REQUIRED TASK:
Locate the string "with" in the listing below. Copy every line where it is found.

>> Begin

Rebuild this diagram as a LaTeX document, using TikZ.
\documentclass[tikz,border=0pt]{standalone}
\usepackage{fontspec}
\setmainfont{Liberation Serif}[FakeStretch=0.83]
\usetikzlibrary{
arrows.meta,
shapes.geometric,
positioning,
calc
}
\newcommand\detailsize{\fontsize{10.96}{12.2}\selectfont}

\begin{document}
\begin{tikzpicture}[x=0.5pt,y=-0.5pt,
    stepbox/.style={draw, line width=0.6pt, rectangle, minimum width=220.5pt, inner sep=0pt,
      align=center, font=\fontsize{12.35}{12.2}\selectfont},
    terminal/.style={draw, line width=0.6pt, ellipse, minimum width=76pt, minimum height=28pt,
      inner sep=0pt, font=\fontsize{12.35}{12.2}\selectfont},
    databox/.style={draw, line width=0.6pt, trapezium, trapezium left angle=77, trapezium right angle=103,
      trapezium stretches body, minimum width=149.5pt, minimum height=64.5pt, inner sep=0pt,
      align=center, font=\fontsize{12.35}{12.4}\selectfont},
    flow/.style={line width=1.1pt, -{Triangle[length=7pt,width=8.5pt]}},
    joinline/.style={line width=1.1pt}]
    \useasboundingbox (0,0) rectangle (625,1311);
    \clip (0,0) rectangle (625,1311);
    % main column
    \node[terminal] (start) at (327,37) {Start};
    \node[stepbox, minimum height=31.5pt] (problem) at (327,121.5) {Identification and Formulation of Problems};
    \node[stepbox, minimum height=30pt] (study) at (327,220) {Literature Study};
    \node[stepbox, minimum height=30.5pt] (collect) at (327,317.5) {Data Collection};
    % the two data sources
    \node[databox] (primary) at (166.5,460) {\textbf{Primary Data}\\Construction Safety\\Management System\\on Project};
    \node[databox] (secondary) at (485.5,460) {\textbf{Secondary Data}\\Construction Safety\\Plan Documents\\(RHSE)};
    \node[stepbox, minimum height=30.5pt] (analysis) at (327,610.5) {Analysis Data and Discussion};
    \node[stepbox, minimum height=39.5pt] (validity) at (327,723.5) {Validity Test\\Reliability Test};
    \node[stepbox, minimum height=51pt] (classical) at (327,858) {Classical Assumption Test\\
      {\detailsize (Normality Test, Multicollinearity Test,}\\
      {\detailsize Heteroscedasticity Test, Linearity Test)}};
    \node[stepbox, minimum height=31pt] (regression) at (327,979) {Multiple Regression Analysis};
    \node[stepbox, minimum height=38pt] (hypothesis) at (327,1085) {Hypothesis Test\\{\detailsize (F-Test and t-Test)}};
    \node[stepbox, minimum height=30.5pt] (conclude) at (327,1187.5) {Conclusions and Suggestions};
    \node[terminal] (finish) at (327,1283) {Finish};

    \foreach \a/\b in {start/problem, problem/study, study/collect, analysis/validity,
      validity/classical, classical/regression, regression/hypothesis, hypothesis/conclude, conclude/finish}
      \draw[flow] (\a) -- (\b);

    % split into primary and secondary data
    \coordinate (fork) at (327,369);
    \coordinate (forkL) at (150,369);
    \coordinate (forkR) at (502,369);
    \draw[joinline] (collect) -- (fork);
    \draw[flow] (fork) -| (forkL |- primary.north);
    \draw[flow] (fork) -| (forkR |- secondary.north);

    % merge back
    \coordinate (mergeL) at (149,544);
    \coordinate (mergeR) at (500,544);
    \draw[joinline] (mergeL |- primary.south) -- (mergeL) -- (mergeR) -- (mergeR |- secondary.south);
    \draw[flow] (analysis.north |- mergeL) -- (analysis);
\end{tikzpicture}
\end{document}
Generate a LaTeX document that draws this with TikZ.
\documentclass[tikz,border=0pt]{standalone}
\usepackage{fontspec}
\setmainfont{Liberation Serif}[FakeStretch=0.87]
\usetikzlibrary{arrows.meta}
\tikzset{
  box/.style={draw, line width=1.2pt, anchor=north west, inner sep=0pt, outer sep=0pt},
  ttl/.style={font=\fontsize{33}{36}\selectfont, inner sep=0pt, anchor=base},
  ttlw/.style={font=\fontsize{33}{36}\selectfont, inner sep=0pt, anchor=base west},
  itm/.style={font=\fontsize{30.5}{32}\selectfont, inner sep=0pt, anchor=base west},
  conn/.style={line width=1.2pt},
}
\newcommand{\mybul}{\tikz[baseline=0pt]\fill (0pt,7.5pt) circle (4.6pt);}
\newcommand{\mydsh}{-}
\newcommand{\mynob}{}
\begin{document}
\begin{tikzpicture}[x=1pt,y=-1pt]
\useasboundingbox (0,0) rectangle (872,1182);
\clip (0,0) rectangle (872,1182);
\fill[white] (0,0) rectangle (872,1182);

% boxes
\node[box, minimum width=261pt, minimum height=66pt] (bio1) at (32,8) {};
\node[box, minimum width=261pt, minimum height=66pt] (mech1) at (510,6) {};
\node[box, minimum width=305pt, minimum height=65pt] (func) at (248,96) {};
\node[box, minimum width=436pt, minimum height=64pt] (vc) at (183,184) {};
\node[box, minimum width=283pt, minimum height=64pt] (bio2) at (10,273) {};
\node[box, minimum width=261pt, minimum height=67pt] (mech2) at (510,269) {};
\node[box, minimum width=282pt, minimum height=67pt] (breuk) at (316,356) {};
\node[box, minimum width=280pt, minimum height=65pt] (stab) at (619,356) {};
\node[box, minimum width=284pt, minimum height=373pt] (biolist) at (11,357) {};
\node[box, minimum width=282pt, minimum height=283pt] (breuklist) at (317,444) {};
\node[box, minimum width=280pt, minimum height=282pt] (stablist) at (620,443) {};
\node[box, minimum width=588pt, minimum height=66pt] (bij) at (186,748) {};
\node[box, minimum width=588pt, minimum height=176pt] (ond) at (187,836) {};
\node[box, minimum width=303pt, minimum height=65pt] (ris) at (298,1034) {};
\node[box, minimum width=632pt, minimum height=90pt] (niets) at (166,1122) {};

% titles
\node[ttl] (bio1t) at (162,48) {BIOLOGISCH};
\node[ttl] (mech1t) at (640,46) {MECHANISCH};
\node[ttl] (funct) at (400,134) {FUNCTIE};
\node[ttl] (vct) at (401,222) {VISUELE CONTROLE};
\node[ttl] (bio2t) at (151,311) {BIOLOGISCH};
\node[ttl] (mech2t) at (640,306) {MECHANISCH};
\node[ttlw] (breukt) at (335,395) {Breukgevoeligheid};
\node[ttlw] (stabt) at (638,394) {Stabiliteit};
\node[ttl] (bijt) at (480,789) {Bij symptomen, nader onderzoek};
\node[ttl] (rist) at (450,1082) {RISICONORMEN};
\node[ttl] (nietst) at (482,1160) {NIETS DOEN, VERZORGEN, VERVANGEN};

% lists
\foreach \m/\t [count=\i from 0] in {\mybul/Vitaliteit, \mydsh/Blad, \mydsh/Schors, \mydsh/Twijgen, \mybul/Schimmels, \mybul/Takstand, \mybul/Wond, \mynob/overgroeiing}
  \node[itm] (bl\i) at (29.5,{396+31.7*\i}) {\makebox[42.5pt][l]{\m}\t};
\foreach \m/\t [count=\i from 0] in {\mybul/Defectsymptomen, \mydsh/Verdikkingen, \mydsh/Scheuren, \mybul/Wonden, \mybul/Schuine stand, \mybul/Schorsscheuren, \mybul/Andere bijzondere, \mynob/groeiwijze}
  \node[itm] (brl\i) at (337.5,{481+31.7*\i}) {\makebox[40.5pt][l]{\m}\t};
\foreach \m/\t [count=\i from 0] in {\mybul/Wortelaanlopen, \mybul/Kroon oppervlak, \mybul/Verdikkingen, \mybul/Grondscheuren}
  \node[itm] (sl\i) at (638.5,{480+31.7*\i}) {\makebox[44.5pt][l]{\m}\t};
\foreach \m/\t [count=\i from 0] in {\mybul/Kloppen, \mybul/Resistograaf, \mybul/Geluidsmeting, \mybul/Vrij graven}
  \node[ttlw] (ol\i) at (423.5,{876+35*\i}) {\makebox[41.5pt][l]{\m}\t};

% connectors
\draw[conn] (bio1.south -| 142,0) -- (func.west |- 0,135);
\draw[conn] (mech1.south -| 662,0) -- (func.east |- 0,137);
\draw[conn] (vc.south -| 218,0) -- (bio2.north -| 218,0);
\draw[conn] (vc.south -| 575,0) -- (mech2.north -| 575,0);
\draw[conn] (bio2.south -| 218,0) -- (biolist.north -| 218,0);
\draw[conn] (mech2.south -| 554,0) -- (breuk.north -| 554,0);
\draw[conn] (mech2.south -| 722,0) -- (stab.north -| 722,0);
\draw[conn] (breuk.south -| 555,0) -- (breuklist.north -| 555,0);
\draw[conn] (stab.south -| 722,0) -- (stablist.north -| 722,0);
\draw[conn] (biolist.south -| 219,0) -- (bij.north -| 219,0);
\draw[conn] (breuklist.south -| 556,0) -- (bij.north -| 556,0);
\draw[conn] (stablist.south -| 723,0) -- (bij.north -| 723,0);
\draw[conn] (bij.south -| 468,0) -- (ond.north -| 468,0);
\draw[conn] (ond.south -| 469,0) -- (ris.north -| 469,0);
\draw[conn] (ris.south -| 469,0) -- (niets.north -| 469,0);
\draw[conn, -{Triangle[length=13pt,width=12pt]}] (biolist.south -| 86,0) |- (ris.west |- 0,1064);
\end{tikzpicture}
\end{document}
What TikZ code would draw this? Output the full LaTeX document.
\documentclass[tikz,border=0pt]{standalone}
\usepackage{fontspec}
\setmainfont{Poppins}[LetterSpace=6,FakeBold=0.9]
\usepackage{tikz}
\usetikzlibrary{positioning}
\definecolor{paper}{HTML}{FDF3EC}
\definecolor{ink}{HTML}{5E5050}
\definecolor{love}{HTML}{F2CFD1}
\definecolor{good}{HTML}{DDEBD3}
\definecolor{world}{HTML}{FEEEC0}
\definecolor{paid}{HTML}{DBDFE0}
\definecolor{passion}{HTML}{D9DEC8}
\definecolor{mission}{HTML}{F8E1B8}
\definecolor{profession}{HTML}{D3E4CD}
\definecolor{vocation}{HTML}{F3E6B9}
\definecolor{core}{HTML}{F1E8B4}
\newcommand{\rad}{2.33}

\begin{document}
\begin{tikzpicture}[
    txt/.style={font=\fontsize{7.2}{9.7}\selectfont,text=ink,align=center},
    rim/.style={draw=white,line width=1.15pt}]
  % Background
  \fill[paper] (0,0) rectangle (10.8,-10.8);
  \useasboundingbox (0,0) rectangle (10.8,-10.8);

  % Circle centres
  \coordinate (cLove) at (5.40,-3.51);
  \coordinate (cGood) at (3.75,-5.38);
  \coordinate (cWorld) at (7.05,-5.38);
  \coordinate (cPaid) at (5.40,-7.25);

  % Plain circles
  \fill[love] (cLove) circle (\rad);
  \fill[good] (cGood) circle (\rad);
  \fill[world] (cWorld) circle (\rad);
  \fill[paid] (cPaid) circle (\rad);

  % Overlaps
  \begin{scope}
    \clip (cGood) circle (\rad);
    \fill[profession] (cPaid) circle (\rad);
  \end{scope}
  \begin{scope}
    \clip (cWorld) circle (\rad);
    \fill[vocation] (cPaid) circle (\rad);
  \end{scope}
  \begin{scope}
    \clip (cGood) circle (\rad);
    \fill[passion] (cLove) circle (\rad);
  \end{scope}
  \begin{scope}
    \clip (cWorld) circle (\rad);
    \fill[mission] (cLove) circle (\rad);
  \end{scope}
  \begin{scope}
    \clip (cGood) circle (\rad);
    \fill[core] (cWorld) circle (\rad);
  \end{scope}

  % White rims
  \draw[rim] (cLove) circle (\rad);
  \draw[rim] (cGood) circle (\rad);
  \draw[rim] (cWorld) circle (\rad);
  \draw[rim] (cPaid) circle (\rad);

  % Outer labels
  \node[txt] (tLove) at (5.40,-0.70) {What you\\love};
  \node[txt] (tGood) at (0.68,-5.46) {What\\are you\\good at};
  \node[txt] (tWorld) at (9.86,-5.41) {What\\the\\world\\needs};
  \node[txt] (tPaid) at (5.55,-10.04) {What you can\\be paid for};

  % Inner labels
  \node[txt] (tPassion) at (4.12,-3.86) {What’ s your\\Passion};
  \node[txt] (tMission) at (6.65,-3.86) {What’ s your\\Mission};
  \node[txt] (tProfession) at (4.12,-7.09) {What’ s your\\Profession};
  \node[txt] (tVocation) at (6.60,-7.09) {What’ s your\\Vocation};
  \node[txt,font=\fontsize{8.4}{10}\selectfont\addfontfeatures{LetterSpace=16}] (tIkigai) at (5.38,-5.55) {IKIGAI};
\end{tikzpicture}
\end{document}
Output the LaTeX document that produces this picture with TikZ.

>> End

WRITTEN RESPONSE:
Generate a LaTeX document that draws this with TikZ.
Output the LaTeX document that produces this picture with TikZ.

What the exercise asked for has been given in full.